## Work to be completed
Take every line where the string "matplotlib" appears and copy it.

## Provided data
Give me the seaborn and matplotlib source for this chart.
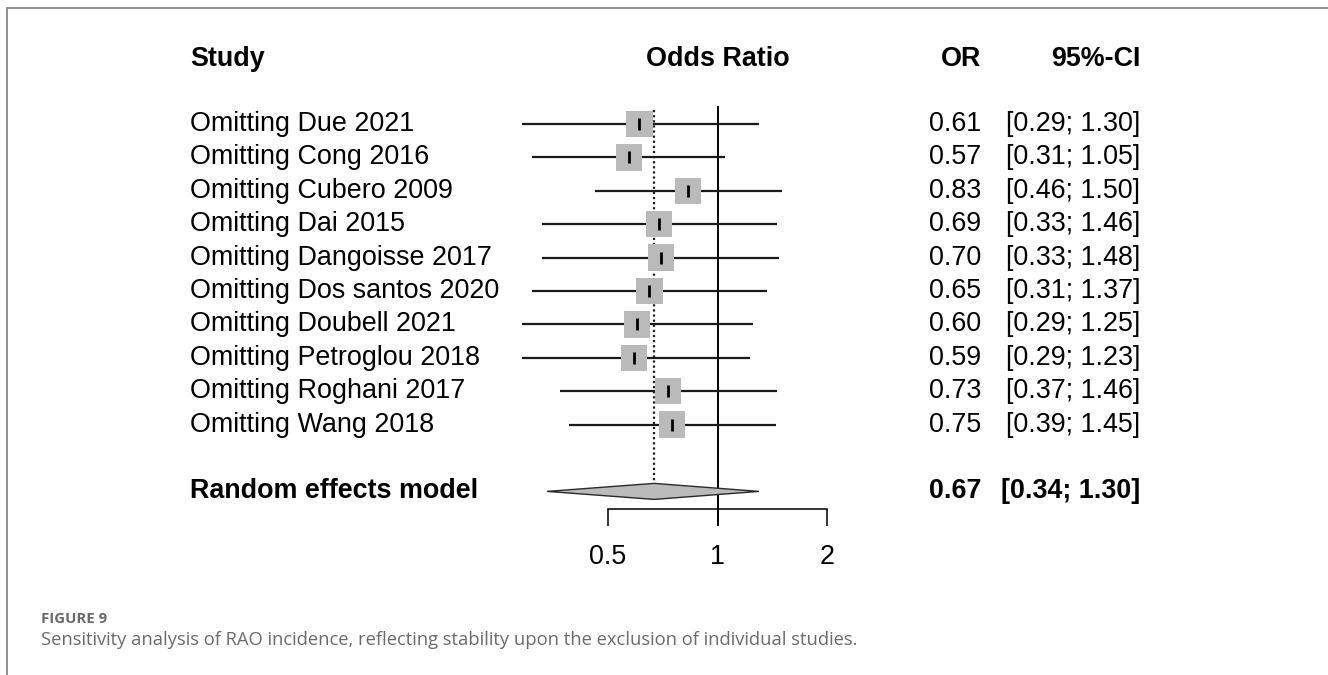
* * *
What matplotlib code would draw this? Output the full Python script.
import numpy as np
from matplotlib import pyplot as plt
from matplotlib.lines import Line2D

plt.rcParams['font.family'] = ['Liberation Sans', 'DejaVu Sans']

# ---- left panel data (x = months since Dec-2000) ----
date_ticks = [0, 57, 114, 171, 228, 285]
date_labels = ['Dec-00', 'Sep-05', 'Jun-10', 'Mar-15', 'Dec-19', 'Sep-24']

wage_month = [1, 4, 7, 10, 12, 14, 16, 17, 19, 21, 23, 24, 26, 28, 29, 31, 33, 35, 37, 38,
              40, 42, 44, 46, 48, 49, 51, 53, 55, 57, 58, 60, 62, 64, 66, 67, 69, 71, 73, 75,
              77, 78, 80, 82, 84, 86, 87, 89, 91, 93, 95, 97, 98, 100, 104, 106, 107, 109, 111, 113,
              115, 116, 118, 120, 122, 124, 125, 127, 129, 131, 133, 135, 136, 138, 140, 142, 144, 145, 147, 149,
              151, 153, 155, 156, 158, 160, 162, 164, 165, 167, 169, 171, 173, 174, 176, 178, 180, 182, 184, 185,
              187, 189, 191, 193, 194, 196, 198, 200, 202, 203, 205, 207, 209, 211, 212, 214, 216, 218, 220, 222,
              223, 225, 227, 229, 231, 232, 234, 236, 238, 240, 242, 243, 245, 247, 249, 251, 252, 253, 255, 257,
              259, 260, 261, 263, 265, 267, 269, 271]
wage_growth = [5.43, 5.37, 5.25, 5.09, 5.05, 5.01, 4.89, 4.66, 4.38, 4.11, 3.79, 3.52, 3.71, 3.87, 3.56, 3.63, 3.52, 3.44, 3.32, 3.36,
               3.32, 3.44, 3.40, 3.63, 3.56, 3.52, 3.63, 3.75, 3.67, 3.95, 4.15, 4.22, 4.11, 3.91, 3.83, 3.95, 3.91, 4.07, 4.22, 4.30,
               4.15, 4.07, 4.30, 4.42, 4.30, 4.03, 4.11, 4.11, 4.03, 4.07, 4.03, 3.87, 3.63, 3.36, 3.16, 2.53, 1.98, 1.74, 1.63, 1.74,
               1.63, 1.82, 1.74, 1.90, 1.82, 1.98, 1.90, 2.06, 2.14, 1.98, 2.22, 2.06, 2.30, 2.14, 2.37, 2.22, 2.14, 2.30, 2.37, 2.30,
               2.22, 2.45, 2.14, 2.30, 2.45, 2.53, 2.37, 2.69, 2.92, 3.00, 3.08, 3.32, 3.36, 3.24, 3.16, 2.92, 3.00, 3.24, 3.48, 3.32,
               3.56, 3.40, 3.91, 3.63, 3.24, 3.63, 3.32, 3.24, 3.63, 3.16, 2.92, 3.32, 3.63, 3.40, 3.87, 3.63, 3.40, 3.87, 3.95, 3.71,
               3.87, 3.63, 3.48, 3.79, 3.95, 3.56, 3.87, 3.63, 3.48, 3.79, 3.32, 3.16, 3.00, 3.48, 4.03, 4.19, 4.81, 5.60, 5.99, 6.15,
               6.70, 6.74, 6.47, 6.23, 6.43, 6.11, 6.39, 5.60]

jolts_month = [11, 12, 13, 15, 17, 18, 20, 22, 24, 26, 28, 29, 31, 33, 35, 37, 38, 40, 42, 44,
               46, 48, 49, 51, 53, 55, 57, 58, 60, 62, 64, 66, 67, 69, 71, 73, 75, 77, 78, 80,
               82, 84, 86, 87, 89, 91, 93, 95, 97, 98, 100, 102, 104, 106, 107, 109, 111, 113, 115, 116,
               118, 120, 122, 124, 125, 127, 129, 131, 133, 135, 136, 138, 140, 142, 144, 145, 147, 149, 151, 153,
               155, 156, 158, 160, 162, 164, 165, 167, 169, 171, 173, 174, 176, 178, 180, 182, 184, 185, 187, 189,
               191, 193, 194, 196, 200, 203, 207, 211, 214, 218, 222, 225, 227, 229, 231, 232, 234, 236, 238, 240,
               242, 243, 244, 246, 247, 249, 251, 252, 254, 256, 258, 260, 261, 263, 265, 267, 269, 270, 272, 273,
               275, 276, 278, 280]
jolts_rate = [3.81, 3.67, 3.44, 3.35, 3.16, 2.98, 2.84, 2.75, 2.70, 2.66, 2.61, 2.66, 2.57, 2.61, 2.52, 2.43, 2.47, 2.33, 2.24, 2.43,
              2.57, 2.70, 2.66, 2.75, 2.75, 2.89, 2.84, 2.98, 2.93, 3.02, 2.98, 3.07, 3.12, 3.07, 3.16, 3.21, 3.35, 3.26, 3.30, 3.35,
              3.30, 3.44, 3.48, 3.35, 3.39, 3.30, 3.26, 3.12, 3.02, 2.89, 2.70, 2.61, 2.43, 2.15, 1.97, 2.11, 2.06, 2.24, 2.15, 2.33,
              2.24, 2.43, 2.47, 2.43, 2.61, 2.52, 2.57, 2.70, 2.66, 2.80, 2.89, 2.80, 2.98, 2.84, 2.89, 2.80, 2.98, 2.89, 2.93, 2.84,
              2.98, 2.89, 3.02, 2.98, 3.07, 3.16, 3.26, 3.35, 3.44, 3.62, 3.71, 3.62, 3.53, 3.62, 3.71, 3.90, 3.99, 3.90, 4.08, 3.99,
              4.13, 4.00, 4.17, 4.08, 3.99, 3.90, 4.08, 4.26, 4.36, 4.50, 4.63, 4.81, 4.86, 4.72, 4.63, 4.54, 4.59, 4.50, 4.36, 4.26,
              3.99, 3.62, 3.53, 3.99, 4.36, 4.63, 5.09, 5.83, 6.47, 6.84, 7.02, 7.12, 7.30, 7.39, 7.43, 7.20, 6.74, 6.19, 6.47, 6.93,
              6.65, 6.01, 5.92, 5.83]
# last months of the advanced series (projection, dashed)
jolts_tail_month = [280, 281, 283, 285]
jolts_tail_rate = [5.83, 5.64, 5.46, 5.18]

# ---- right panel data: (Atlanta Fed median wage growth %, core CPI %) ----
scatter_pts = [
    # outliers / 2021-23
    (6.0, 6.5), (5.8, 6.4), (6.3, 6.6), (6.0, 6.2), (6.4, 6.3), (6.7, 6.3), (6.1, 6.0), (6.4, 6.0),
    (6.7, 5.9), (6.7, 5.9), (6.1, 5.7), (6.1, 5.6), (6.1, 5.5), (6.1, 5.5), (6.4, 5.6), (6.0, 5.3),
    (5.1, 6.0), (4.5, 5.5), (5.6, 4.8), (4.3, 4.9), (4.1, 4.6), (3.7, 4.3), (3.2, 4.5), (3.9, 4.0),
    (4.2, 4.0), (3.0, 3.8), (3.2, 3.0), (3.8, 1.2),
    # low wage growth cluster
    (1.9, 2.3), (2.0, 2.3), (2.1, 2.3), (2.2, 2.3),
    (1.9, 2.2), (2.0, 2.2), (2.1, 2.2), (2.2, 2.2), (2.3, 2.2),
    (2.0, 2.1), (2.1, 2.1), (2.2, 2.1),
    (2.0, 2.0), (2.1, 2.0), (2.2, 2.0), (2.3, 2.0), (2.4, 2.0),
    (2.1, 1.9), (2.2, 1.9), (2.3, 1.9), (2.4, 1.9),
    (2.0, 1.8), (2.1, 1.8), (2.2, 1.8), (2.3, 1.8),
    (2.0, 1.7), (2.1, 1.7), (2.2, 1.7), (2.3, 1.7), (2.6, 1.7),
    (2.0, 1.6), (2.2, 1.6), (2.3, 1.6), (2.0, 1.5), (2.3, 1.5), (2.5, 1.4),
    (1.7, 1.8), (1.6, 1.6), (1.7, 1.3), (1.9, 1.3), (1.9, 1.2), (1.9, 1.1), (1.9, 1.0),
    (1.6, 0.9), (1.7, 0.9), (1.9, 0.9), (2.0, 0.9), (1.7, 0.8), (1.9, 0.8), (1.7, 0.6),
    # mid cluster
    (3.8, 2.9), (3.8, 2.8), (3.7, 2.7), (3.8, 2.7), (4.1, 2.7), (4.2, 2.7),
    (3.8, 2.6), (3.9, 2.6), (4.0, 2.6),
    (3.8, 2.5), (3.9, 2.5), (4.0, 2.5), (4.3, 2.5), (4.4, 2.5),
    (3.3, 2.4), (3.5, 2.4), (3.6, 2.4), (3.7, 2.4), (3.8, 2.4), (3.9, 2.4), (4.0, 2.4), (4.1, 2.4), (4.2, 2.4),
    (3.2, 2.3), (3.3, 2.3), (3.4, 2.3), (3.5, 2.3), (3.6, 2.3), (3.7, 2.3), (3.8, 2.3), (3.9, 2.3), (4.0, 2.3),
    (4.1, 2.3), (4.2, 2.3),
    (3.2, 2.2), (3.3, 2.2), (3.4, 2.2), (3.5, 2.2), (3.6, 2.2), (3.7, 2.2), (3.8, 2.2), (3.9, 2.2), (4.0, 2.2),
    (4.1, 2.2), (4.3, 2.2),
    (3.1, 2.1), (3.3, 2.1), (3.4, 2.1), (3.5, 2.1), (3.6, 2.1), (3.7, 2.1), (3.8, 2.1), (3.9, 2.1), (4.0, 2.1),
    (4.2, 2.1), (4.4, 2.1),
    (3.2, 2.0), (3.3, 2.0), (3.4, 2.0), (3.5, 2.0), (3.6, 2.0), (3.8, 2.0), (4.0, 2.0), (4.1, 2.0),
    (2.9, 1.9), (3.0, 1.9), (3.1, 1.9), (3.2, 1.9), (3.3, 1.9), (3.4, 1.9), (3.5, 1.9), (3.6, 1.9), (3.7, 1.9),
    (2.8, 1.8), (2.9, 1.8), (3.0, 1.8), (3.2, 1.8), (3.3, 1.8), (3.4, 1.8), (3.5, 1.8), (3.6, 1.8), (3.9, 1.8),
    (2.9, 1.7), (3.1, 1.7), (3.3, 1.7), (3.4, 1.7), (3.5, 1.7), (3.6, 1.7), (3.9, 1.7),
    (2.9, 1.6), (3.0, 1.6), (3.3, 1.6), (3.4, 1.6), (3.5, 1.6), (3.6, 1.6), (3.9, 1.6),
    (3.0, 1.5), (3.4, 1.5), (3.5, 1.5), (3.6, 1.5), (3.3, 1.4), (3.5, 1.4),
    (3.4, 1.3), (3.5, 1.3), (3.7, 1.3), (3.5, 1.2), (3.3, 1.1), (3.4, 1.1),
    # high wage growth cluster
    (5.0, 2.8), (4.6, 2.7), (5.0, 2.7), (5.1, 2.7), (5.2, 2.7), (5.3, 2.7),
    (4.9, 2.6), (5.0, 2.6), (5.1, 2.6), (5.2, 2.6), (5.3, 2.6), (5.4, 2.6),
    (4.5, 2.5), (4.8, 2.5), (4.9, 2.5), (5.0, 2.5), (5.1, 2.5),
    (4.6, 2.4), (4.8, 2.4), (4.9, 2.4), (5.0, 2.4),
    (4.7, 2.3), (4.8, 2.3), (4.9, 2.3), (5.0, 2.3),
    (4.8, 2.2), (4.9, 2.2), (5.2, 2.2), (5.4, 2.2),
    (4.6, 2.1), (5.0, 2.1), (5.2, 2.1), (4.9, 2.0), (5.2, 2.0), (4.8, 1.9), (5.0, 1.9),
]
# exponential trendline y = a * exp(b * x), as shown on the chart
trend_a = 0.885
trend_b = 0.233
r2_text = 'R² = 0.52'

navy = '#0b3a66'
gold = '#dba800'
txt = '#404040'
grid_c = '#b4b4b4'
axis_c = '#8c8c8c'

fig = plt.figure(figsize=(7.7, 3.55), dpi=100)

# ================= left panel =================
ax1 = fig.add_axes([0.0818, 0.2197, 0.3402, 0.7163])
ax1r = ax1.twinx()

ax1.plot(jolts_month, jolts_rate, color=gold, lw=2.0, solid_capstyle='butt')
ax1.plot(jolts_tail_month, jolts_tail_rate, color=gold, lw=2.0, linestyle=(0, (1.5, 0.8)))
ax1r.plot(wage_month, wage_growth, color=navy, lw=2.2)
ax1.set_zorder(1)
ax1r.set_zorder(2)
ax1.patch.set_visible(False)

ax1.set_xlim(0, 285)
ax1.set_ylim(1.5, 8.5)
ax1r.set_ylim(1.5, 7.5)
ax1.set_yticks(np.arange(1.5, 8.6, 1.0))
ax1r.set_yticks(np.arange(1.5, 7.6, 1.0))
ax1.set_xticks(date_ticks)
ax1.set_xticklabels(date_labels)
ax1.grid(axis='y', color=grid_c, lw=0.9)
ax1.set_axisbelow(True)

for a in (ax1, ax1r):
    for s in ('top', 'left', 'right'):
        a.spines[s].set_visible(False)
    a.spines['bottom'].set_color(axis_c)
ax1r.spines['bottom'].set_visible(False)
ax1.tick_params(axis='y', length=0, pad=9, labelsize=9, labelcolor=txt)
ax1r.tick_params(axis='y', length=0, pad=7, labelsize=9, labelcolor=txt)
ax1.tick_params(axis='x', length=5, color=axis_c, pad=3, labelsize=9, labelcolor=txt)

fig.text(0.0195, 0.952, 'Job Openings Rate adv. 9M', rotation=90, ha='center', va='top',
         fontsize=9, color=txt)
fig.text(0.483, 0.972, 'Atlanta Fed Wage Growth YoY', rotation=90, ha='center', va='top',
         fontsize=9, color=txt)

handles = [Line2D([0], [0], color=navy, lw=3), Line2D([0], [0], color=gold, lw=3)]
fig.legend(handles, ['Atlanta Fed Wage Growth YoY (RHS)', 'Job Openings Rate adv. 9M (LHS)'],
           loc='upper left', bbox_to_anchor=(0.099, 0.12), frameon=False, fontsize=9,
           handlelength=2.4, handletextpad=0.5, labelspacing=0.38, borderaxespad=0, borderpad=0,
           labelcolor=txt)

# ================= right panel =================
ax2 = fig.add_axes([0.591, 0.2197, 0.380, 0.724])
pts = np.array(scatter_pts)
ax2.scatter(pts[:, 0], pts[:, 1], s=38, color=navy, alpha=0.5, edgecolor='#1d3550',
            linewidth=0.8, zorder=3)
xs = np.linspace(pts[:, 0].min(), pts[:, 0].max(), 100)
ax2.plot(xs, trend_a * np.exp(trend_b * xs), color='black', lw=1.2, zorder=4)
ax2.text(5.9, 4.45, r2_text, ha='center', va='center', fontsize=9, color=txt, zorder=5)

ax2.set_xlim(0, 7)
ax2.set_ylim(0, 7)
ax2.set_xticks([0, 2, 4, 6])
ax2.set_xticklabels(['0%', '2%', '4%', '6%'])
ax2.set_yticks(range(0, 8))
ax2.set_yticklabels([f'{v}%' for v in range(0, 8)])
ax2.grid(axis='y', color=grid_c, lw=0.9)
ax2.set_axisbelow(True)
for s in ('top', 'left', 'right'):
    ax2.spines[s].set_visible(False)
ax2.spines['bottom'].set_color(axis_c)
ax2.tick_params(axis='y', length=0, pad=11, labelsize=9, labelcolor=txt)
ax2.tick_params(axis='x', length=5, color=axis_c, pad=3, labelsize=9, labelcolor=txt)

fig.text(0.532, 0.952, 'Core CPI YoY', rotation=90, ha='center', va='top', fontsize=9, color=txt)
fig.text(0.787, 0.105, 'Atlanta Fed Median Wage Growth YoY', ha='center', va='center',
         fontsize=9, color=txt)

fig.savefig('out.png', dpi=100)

## Full solution
Give me the seaborn and matplotlib source for this chart.
What matplotlib code would draw this? Output the full Python script.
from matplotlib import pyplot as plt
from matplotlib.lines import Line2D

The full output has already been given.